Monday, August 05, 2002
With that introduction, I proceed to my latest trip to Brighton Beach. Some time ago I read and enjoyed Boris Akunin's Azazel, the first of his "Fandorin" series of detective novels set in 19th-century Petersburg. I've since moved on to other things, most recently Pushkin's "Poltava" and late-17th-century Russia in general (I highly recommend Lindsey Hughes' Russia in the Age of Peter the Great—Yale very kindly lets you read the first chapter online, if you're interested), but last time I was in BB I noticed a video of a televised version of Azazel, although I was too loaded down to buy it at the time, so today I went back to repair the omission. (I had the day off from work.) While I was in the smaller branch of Sankt-Peterburg (which has lower prices for some reason), I looked up at the detective-fiction shelves, and there was a new work by Akunin: Altyn-Tolobas, a novel set in late-17th-century Russia! I bought it and can't wait to read it. But I don't think it's the work of the gods. It's just those coins coming up heads.
Sunday, August 04, 2002
Correction
The Close Reader column on July 14, about the relation between daily life and intellectual life in Israel at present, referred erroneously to protests against the award of the Israel Prize to an Israeli Arab, Emile Habibi.

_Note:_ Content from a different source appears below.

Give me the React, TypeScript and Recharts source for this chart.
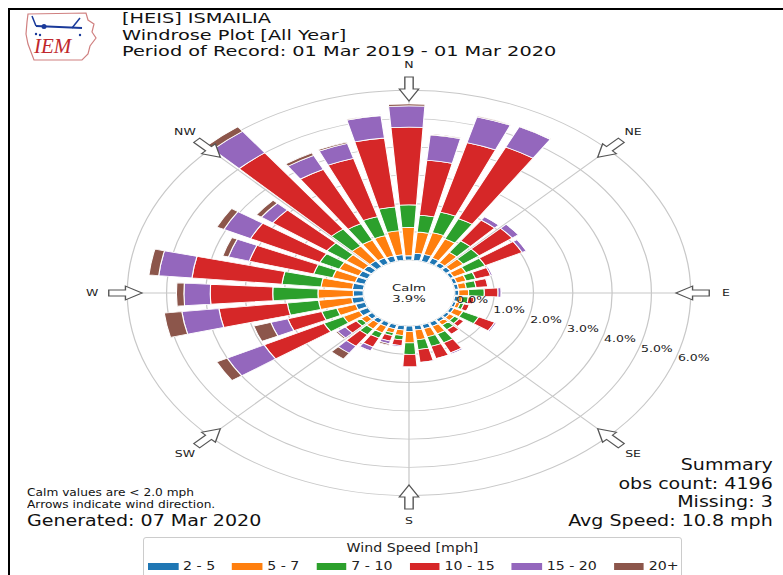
import React from 'react';
import {
  RadialBarChart,
  RadialBar,
  PolarAngleAxis,
  PolarRadiusAxis,
  PolarGrid,
} from 'recharts';

// wind directions (degrees), one bar every 10
const directions = [
  0, 10, 20, 30, 40, 50, 60, 70, 80, 90, 100, 110, 120, 130, 140, 150, 160, 170,
  180, 190, 200, 210, 220, 230, 240, 250, 260, 270, 280, 290, 300, 310, 320, 330, 340, 350,
];

// frequency (%) per speed bin, same order as directions
const bin2to5 = [
  0.15, 0.25, 0.25, 0.2, 0.15, 0.15, 0.1, 0.1, 0.1, 0.1, 0.1, 0.08, 0.1, 0.1, 0.1, 0.15, 0.15, 0.15,
  0.2, 0.15, 0.15, 0.15, 0.15, 0.15, 0.25, 0.25, 0.3, 0.25, 0.28, 0.25, 0.25, 0.25, 0.25, 0.22, 0.2, 0.2,
];
const bin5to7 = [
  1.0, 0.75, 0.8, 0.75, 0.45, 0.4, 0.35, 0.25, 0.2, 0.25, 0.1, 0.1, 0.25, 0.15, 0.15, 0.3, 0.3, 0.35,
  0.4, 0.2, 0.15, 0.25, 0.25, 0.2, 0.45, 0.5, 0.85, 0.9, 0.8, 0.6, 0.55, 0.55, 0.65, 0.7, 0.75, 0.85,
];
const bin7to10 = [
  0.8, 0.6, 0.75, 0.8, 0.5, 0.5, 0.55, 0.25, 0.25, 0.4, 0.15, 0.1, 0.45, 0.15, 0.2, 0.35, 0.35, 0.35,
  0.4, 0.15, 0.1, 0.2, 0.25, 0.15, 0.55, 0.4, 0.8, 1.15, 1.0, 0.5, 0.55, 0.6, 0.75, 0.65, 0.7, 0.85,
];
const bin10to15 = [
  2.75, 1.95, 2.55, 2.8, 0.9, 1.05, 1.05, 0.4, 0.3, 0.35, 0.15, 0.15, 0.45, 0.15, 0.2, 0.4, 0.45, 0.45,
  0.45, 0.2, 0.2, 0.35, 0.5, 0.35, 1.7, 0.9, 1.75, 1.59, 2.3, 1.7, 1.95, 1.7, 3.35, 2.15, 2.15, 2.45,
];
const bin15to20 = [
  0.75, 0.9, 0.95, 0.8, 0.15, 0.2, 0.12, 0.05, 0.03, 0.08, 0, 0, 0.05, 0, 0.02, 0.05, 0.03, 0.02,
  0.03, 0.05, 0.1, 0.15, 0.3, 0.25, 1.05, 0.45, 0.95, 0.67, 0.85, 0.55, 0.75, 0.35, 0.95, 0.55, 0.55, 0.8,
];
const bin20plus = [
  0.07, 0.03, 0.03, 0.02, 0, 0, 0, 0, 0, 0, 0, 0, 0, 0, 0, 0, 0, 0,
  0, 0, 0.05, 0.02, 0.25, 0.05, 0.3, 0.45, 0.45, 0.19, 0.25, 0.15, 0.2, 0.15, 0.2, 0.1, 0.05, 0.03,
];

const speedBins = ['2 - 5', '5 - 7', '7 - 10', '10 - 15', '15 - 20', '20+'];
const binColors = ['#1f77b4', '#ff7f0e', '#2ca02c', '#d62728', '#9467bd', '#8c564b'];
const binValues = [bin2to5, bin5to7, bin7to10, bin10to15, bin15to20, bin20plus];

const compassTicks = [0, 45, 90, 135, 180, 225, 270, 315];
const compassNames = ['N', 'NE', 'E', 'SE', 'S', 'SW', 'W', 'NW'];
const pctTicks = [0, 1, 2, 3, 4, 5, 6];
const calmPct = 3.9;

const data = directions.map((deg, i) => {
  const row: Record<string, number> = { deg };
  binValues.forEach((vals, b) => {
    row['s' + b] = vals[i];
  });
  return row;
});

const FONT = '"DejaVu Sans", sans-serif';
const STRETCH = 1.39;
const W = 540;
const H = 500;

// label + hollow arrow at each compass point
const CompassTick = (props: any) => {
  const { x, y, payload } = props;
  const a = (payload.coordinate * Math.PI) / 180;
  const ux = Math.cos(a);
  const uy = -Math.sin(a);
  const tx = x - 6 * ux;
  const ty = y - 6 * uy;
  const rot = 180 - payload.coordinate;
  const name = compassNames[compassTicks.indexOf(payload.value)];
  return (
    <g>
      <path
        d="M0,-3 L12,-3 L12,-7 L24,0 L12,7 L12,3 L0,3 Z"
        transform={`translate(${tx},${ty}) rotate(${rot})`}
        fill="#fff"
        stroke="#555"
        strokeWidth={1}
      />
      <text
        x={x + 6 * ux}
        y={y + 6 * uy}
        textAnchor="middle"
        dominantBaseline="central"
        fontSize={9}
        fontFamily={FONT}
        fill="#222"
      >
        {name}
      </text>
    </g>
  );
};

const RadiusTick = (props: any) => {
  const { x, y, payload } = props;
  return (
    <text x={x + 3} y={y - 1} fontSize={9} fontFamily={FONT} fill="#222" textAnchor="start">
      {payload.value.toFixed(1)}%
    </text>
  );
};

const Logo = () => (
  <svg width={80} height={56} style={{ position: 'absolute', left: 22, top: 8 }}>
    <path
      d="M6,6 L64,5 L66,12 L72,16 L70,24 L74,30 L68,38 L66,46 L60,52 L12,52 L9,44 L6,36 L4,26 L5,14 Z"
      fill="none"
      stroke="#d08080"
      strokeWidth={1.2}
    />
    <line x1={14} y1={18} x2={60} y2={20} stroke="#1a3a9a" strokeWidth={2} />
    <line x1={14} y1={18} x2={10} y2={8} stroke="#1a3a9a" strokeWidth={1.5} />
    <line x1={50} y1={20} x2={58} y2={10} stroke="#1a3a9a" strokeWidth={1.5} />
    <circle cx={22} cy={18.5} r={2.5} fill="#1a3a9a" />
    <circle cx={14} cy={26} r={1.2} fill="#1a3a9a" />
    <circle cx={18} cy={27} r={1.2} fill="#1a3a9a" />
    <circle cx={58} cy={27} r={1.2} fill="#1a3a9a" />
    <text x={12} y={45} fontFamily="Liberation Serif, serif" fontStyle="italic" fontSize={21} fill="#c0282d">
      IEM
    </text>
  </svg>
);

const textBlock: React.CSSProperties = {
  position: 'absolute',
  fontFamily: FONT,
  color: '#111',
  whiteSpace: 'nowrap',
};

export default function App() {
  return (
    <div
      style={{
        position: 'absolute',
        left: 0,
        top: 0,
        width: 783,
        height: 575,
        background: '#fff',
        overflow: 'hidden',
      }}
    >
      {/* frame */}
      <div style={{ position: 'absolute', left: 8, top: 8, width: 780, height: 2, background: '#000' }} />
      <div style={{ position: 'absolute', left: 8, top: 8, width: 2, height: 570, background: '#000' }} />

      <Logo />
      <div
        style={{
          ...textBlock,
          left: 122,
          top: 10,
          fontSize: 14.2,
          lineHeight: '16.5px',
          transform: 'scaleX(1.36)',
          transformOrigin: 'left top',
        }}
      >
        <div>[HEIS] ISMAILIA</div>
        <div>Windrose Plot [All Year]</div>
        <div>Period of Record: 01 Mar 2019 - 01 Mar 2020</div>
      </div>

      {/* wind rose */}
      <div
        style={{
          position: 'absolute',
          left: 408.5 - W / 2,
          top: 293 - H / 2,
          width: W,
          height: H,
          transform: `scaleX(${STRETCH})`,
          transformOrigin: `${W / 2}px ${H / 2}px`,
        }}
      >
        <RadialBarChart
          width={W}
          height={H}
          cx={W / 2}
          cy={H / 2}
          innerRadius={33}
          outerRadius={214}
          startAngle={90}
          endAngle={-270}
          layout="centric"
          data={data}
          margin={{ top: 0, right: 0, bottom: 0, left: 0 }}
        >
          <PolarAngleAxis
            type="number"
            dataKey="deg"
            domain={[0, 360]}
            ticks={compassTicks}
            tick={<CompassTick />}
            tickLine={false}
            axisLine={false}
          />
          <PolarRadiusAxis
            type="number"
            domain={[0, 6.4]}
            ticks={pctTicks}
            angle={-20}
            tick={<RadiusTick />}
            axisLine={false}
            tickLine={false}
          />
          <PolarRadiusAxis
            radiusAxisId="frame"
            type="number"
            domain={[0, 6.4]}
            ticks={[0, 6.4]}
            tick={false}
            axisLine={false}
            tickLine={false}
          />
          {speedBins.map((name, b) => (
            <RadialBar
              key={name}
              name={name}
              dataKey={'s' + b}
              stackId="wind"
              fill={binColors[b]}
              stroke="#fff"
              strokeWidth={0.8}
              barSize={8}
              isAnimationActive={false}
            />
          ))}
          <PolarGrid gridType="circle" stroke="#c8c8c8" strokeWidth={0.9} />
          <PolarGrid gridType="circle" radiusAxisId="frame" radialLines={false} stroke="#000" strokeWidth={1} />
        </RadialBarChart>
        <div
          style={{
            position: 'absolute',
            left: W / 2,
            top: H / 2,
            transform: 'translate(-50%, -50%)',
            fontFamily: FONT,
            fontSize: 9.5,
            lineHeight: '11px',
            textAlign: 'center',
            color: '#222',
          }}
        >
          <div>Calm</div>
          <div>{calmPct.toFixed(1)}%</div>
        </div>
      </div>

      {/* notes */}
      <div
        style={{
          ...textBlock,
          left: 27,
          top: 486.5,
          fontSize: 10.8,
          lineHeight: '12.5px',
          transform: 'scaleX(1.13)',
          transformOrigin: 'left top',
        }}
      >
        <div>Calm values are &lt; 2.0 mph</div>
        <div>Arrows indicate wind direction.</div>
      </div>
      <div
        style={{
          ...textBlock,
          left: 27,
          top: 511.5,
          fontSize: 15,
          lineHeight: '18px',
          transform: 'scaleX(1.27)',
          transformOrigin: 'left top',
        }}
      >
        Generated: 07 Mar 2020
      </div>
      <div
        style={{
          ...textBlock,
          right: 10,
          top: 456,
          fontSize: 15.8,
          lineHeight: '18.5px',
          textAlign: 'right',
          transform: 'scaleX(1.205)',
          transformOrigin: 'right top',
        }}
      >
        <div>Summary</div>
        <div>obs count: 4196</div>
        <div>Missing: 3</div>
        <div>Avg Speed: 10.8 mph</div>
      </div>

      {/* legend */}
      <div
        style={{
          position: 'absolute',
          left: 143,
          top: 537,
          width: 537,
          height: 60,
          border: '1px solid #ccc',
          borderRadius: 3,
          fontFamily: FONT,
          fontSize: 12,
          color: '#222',
        }}
      >
        <div
          style={{
            position: 'absolute',
            left: 0,
            right: 0,
            top: 3,
            textAlign: 'center',
            lineHeight: '14px',
            transform: 'scaleX(1.18)',
          }}
        >
          Wind Speed [mph]
        </div>
        <div
          style={{
            position: 'absolute',
            left: 4,
            top: 21,
            display: 'flex',
            alignItems: 'center',
            lineHeight: '14px',
            transform: 'scaleX(1.18)',
            transformOrigin: 'left top',
          }}
        >
          {speedBins.map((name, b) => (
            <div key={name} style={{ display: 'flex', alignItems: 'center', marginRight: 14.4 }}>
              <div style={{ width: 25.5, height: 7, background: binColors[b], marginRight: 4.2 }} />
              <span style={{ whiteSpace: 'pre' }}>{name}</span>
            </div>
          ))}
        </div>
      </div>
    </div>
  );
}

The award, and the protests, occurred in 1992, not ''recently''; the Israel Prize is given for a life of achievement, not any particular accomplishment. The novel ''Arabesques'' was misattributed; it was written not by Habibi but by Anton Shammas, also an Israeli Arab, in Hebrew, not Arabic.
The column misstated the title of a book that discusses political minorities in modern Hebrew literature, and misstated its timing in the author's career. It is ''Producing the Modern Hebrew Canon,'' not ''Constructing the Hebrew Canon,'' published after the writer joined the faculty of the Hebrew University of Jerusalem, not before. And his preferred transliteration of his name from the Hebrew is Hannan Hever, not Chanan Chever.
The column also attributed an honor erroneously to the novelist A. B. Yehoshua. He has never received the Sapir Prize (often referred to as the Israeli equivalent of Britain's Booker Prize).